* Begin Information supplied *
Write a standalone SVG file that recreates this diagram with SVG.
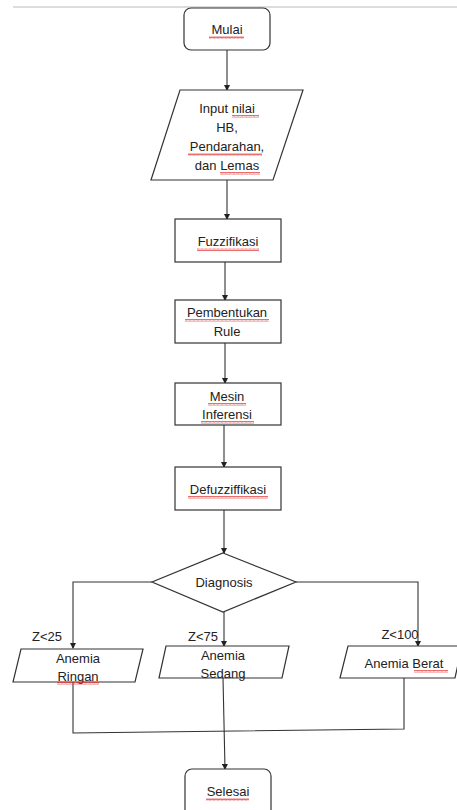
<svg xmlns="http://www.w3.org/2000/svg" width="457" height="810" viewBox="0 0 457 810">
<defs>
<marker id="ah" markerWidth="6" markerHeight="6" refX="5" refY="3" orient="auto" markerUnits="userSpaceOnUse">
<path d="M0,0 L6,3 L0,6 Z" fill="#222"/>
</marker>
<pattern id="sq" width="4" height="3" patternUnits="userSpaceOnUse">
<path d="M0,2.5 L1,0.5 L2,2.5 L3,0.5 L4,2.5" fill="none" stroke="#e03030" stroke-width="0.7"/>
</pattern>
</defs>
<style>
.shape{fill:#fff;stroke:#333;stroke-width:1.2}
.conn{fill:none;stroke:#333;stroke-width:1.1}
text{font-family:"Liberation Sans",Arial,sans-serif;font-size:13px;fill:#222;text-anchor:middle}
.sq{fill:url(#sq)}
</style>
<rect width="457" height="810" fill="#fff"/>
<line x1="13" y1="7" x2="457" y2="7" stroke="#d0d0d0" stroke-width="1.5"/>

<g id="connectors">
<line class="conn" x1="227" y1="50" x2="227" y2="90" marker-end="url(#ah)"/>
<line class="conn" x1="227" y1="180" x2="227" y2="219" marker-end="url(#ah)"/>
<line class="conn" x1="225" y1="262" x2="225" y2="300" marker-end="url(#ah)"/>
<line class="conn" x1="225" y1="343" x2="225" y2="383" marker-end="url(#ah)"/>
<line class="conn" x1="224" y1="425" x2="224" y2="467" marker-end="url(#ah)"/>
<line class="conn" x1="224" y1="510" x2="224" y2="553" marker-end="url(#ah)"/>
<polyline class="conn" points="152,582 73,582 73,648" marker-end="url(#ah)"/>
<line class="conn" x1="224" y1="612" x2="224" y2="646" marker-end="url(#ah)"/>
<polyline class="conn" points="296,582 418,582 418,646" marker-end="url(#ah)"/>
<polyline class="conn" points="73,682 73,733 404,729 404,678"/>
<line class="conn" x1="223" y1="678" x2="225" y2="769" marker-end="url(#ah)"/>
<text x="47" y="641">Z&lt;25</text>
<text x="203" y="641">Z&lt;75</text>
<text x="400" y="639">Z&lt;100</text>
</g>

<g id="mulai">
<rect class="shape" x="184" y="8" width="86" height="42" rx="7"/>
<text x="227" y="34">Mulai</text>
<rect class="sq" x="209" y="36" width="35" height="3"/>
</g>

<g id="input">
<polygon class="shape" points="180,90 303,90 273,180 151,180"/>
<text x="227" y="113">Input nilai</text>
<text x="227" y="132">HB,</text>
<text x="227" y="151">Pendarahan,</text>
<text x="227" y="170">dan Lemas</text>
<rect class="sq" x="232" y="115" width="27" height="3"/>
<rect class="sq" x="188" y="153" width="74" height="3"/>
<rect class="sq" x="220" y="172" width="40" height="3"/>
</g>

<g id="fuzzifikasi">
<rect class="shape" x="175" y="219" width="106" height="43"/>
<text x="228" y="246">Fuzzifikasi</text>
<rect class="sq" x="197" y="248" width="62" height="3"/>
</g>

<g id="rule">
<rect class="shape" x="175" y="300" width="106" height="43"/>
<text x="227" y="317">Pembentukan</text>
<text x="227" y="336">Rule</text>
<rect class="sq" x="185" y="319" width="84" height="3"/>
</g>

<g id="inferensi">
<rect class="shape" x="175" y="383" width="106" height="42"/>
<text x="227" y="401">Mesin</text>
<text x="227" y="419">Inferensi</text>
<rect class="sq" x="208" y="403" width="38" height="3"/>
<rect class="sq" x="201" y="421" width="53" height="3"/>
</g>

<g id="defuzzifikasi">
<rect class="shape" x="175" y="467" width="106" height="43"/>
<text x="228" y="494">Defuzziffikasi</text>
<rect class="sq" x="188" y="496" width="80" height="3"/>
</g>

<g id="diagnosis">
<polygon class="shape" points="223,553 296,582 223,612 152,582"/>
<text x="224" y="587">Diagnosis</text>
</g>

<g id="ringan">
<polygon class="shape" points="21,649 143,649 135,682 13,682"/>
<text x="78" y="663">Anemia</text>
<text x="78" y="681">Ringan</text>
<rect class="sq" x="57" y="682" width="42" height="3"/>
</g>

<g id="sedang">
<polygon class="shape" points="166,646 289,646 282,678 159,678"/>
<text x="223" y="660">Anemia</text>
<text x="223" y="678">Sedang</text>
</g>

<g id="berat">
<polygon class="shape" points="348,646 462,646 455,678 340,678"/>
<text x="404" y="668">Anemia Berat</text>
<rect class="sq" x="414" y="670" width="34" height="3"/>
</g>

<g id="selesai">
<rect class="shape" x="185" y="769" width="86" height="50" rx="7"/>
<text x="228" y="796">Selesai</text>
<rect class="sq" x="206" y="798" width="43" height="3"/>
</g>
</svg>
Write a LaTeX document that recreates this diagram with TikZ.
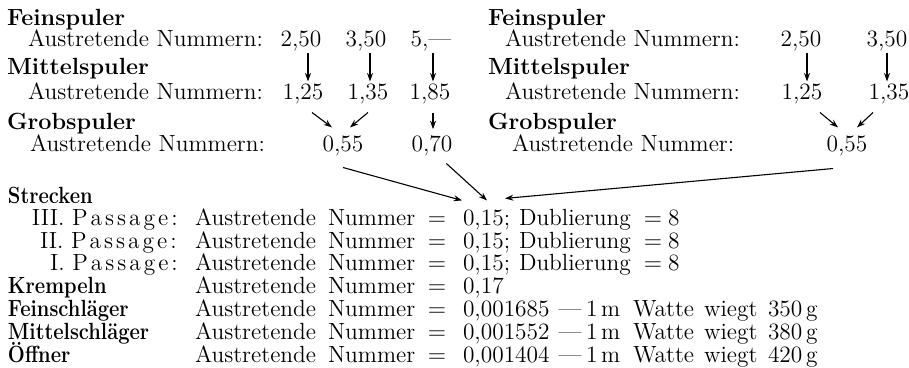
\documentclass[tikz,border=0pt]{standalone}
\usepackage{fontspec}
\usepackage{graphicx}
\usetikzlibrary{arrows.meta,calc}
\newcommand{\condbf}[1]{\scalebox{0.86}[1]{\bfseries #1}}
\newcommand{\lsp}{\kern1.5pt}
\newcommand{\passg}{P\lsp a\lsp s\lsp s\lsp a\lsp g\lsp e\lsp:}
\begin{document}
\begin{tikzpicture}[x=0.5pt,y=-0.5pt,
  every node/.style={inner sep=0pt,outer sep=0pt,font=\fontsize{11.7}{14}\selectfont},
  lbl/.style={anchor=base west},
  lble/.style={anchor=base east},
  num/.style={anchor=base},
  head/.style={anchor=base west,font=\fontsize{11.7}{14}\selectfont\bfseries},
  arr/.style={-{Stealth[length=4.2pt,width=3pt,inset=1.4pt]},line width=0.55pt}]
\useasboundingbox (0,0) rectangle (909,368);

% ---------- upper left ----------
\node[head] (lf) at (7,26) {Feinspuler};
\node[lbl] (lfa) at (28,47) {Austretende Nummern:};
\node[num] (a1) at (301,47) {2,50};
\node[num] (a2) at (366,47) {3,50};
\node[num] (a3) at (431,47) {5,---};
\node[head] (lm) at (7,75) {Mittelspuler};
\node[lbl] (lma) at (28,100) {Austretende Nummern:};
\node[num] (b1) at (303,100) {1,25};
\node[num] (b2) at (368,100) {1,35};
\node[num] (b3) at (430,100) {1,85};
\node[head] (lg) at (7,130) {Grobspuler};
\node[lbl] (lga) at (30,152) {Austretende Nummern:};
\node[num] (c1) at (343,152) {0,55};
\node[num] (c2) at (432,152) {0,70};

% ---------- upper right ----------
\node[head] (rf) at (488,26) {Feinspuler};
\node[lbl] (rfa) at (505,47) {Austretende Nummern:};
\node[num] (d1) at (801,47) {2,50};
\node[num] (d2) at (887,47) {3,50};
\node[head] (rm) at (488,75) {Mittelspuler};
\node[lbl] (rma) at (505,100) {Austretende Nummern:};
\node[num] (e1) at (802,100) {1,25};
\node[num] (e2) at (889,100) {1,35};
\node[head] (rg) at (488,130) {Grobspuler};
\node[lbl] (rga) at (512,152) {Austretende Nummer:};
\node[num] (f1) at (847,152) {0,55};

% ---------- lower part ----------
\node[lbl] (s0) at (8,204) {\condbf{Strecken}};
\node[lbl] (p3) at (32,226) {III. \passg};
\node[lbl] (p2) at (40,249) {II. \passg};
\node[lbl] (p1) at (50,271) {I. \passg};
\node[lbl] (hk) at (8,294) {\condbf{Krempeln}};
\node[lbl] (hf) at (8,317) {\condbf{Feinschläger}};
\node[lbl] (hm) at (8,340) {\condbf{Mittelschläger}};
\node[lbl] (ho) at (8,362) {\condbf{Öffner}};

\foreach \y [count=\i] in {226,249,271,294,317,340,362} {
  \node[lbl] (au\i) at (195,\y) {Austretende};
  \node[lbl] (nu\i) at (328,\y) {Nummer};
  \node[num] (eq\i) at (437,\y) {$=$};
}
\foreach \y [count=\i] in {226,249,271} {
  \node[lbl] (v\i) at (463,\y) {0,15;};
  \node[lbl] (du\i) at (519,\y) {Dublierung};
  \node[num] (dq\i) at (653,\y) {$=$};
  \node[lbl] (de\i) at (668,\y) {8};
}
\node[lbl] (vk) at (463,294) {0,17};
\foreach \y/\v/\w [count=\i] in {317/{0,001685}/350, 340/{0,001552}/380, 362/{0,001404}/420} {
  \node[lbl] (w\i) at (463,\y) {\v};
  \node[num] (wd\i) at (570,\y) {---};
  \node[lbl] (wo\i) at (586,\y) {1};
  \node[lbl] (wm\i) at (601,\y) {m};
  \node[lbl] (wa\i) at (633,\y) {Watte};
  \node[lbl] (wi\i) at (704,\y) {wiegt};
  \node[lbl] (wg\i) at (768,\y) {\w};
  \node[lbl] (wu\i) at (806,\y) {g};
}

% ---------- arrows ----------
\draw[arr] ($(a1.south)+(7,1)$) -- ($(b1.north)+(5,-3)$);
\draw[arr] ($(a2.south)+(4,1)$) -- ($(b2.north)+(2,-3)$);
\draw[arr] ($(a3.south)+(2,1)$) -- ($(b3.north)+(3,-3)$);
\draw[arr] ($(b1.south)+(9,8)$) -- ($(c1.north)+(-11,-9)$);
\draw[arr] ($(b2.south)+(0,8)$) -- ($(c1.north)+(7,-9)$);
\draw[arr] ($(b3.south)+(3,8)$) -- ($(c2.north)+(1,-7)$);

\draw[arr] ($(d1.south)+(6,1)$) -- ($(e1.north)+(5,-3)$);
\draw[arr] ($(d2.south)+(0,1)$) -- ($(e2.north)+(-2,-3)$);
\draw[arr] ($(e1.south)+(18,8)$) -- ($(f1.north)+(-9,-9)$);
\draw[arr] ($(e2.south)+(-16,8)$) -- ($(f1.north)+(10,-9)$);

\draw[arr] ($(c1.south)+(0,11)$) -- ($(v1.north west)+(-1,-10)$);
\draw[arr] ($(c2.south east)+(-6,7)$) -- ($(v1.north west)+(24,-10)$);
\draw[arr] ($(f1.south)+(-14,12)$) -- ($(v1.north west)+(42,-12)$);
\end{tikzpicture}
\end{document}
* End Information supplied *
Task requirements:
Beginning with the line above that contains "Write a LaTeX" and finishing with the line that contains "(c2) at (432,152)", print those lines exactly and only. Skip all pictures.

Finished exercise:
Write a LaTeX document that recreates this diagram with TikZ.
\documentclass[tikz,border=0pt]{standalone}
\usepackage{fontspec}
\usepackage{graphicx}
\usetikzlibrary{arrows.meta,calc}
\newcommand{\condbf}[1]{\scalebox{0.86}[1]{\bfseries #1}}
\newcommand{\lsp}{\kern1.5pt}
\newcommand{\passg}{P\lsp a\lsp s\lsp s\lsp a\lsp g\lsp e\lsp:}
\begin{document}
\begin{tikzpicture}[x=0.5pt,y=-0.5pt,
  every node/.style={inner sep=0pt,outer sep=0pt,font=\fontsize{11.7}{14}\selectfont},
  lbl/.style={anchor=base west},
  lble/.style={anchor=base east},
  num/.style={anchor=base},
  head/.style={anchor=base west,font=\fontsize{11.7}{14}\selectfont\bfseries},
  arr/.style={-{Stealth[length=4.2pt,width=3pt,inset=1.4pt]},line width=0.55pt}]
\useasboundingbox (0,0) rectangle (909,368);

% ---------- upper left ----------
\node[head] (lf) at (7,26) {Feinspuler};
\node[lbl] (lfa) at (28,47) {Austretende Nummern:};
\node[num] (a1) at (301,47) {2,50};
\node[num] (a2) at (366,47) {3,50};
\node[num] (a3) at (431,47) {5,---};
\node[head] (lm) at (7,75) {Mittelspuler};
\node[lbl] (lma) at (28,100) {Austretende Nummern:};
\node[num] (b1) at (303,100) {1,25};
\node[num] (b2) at (368,100) {1,35};
\node[num] (b3) at (430,100) {1,85};
\node[head] (lg) at (7,130) {Grobspuler};
\node[lbl] (lga) at (30,152) {Austretende Nummern:};
\node[num] (c1) at (343,152) {0,55};
\node[num] (c2) at (432,152) {0,70};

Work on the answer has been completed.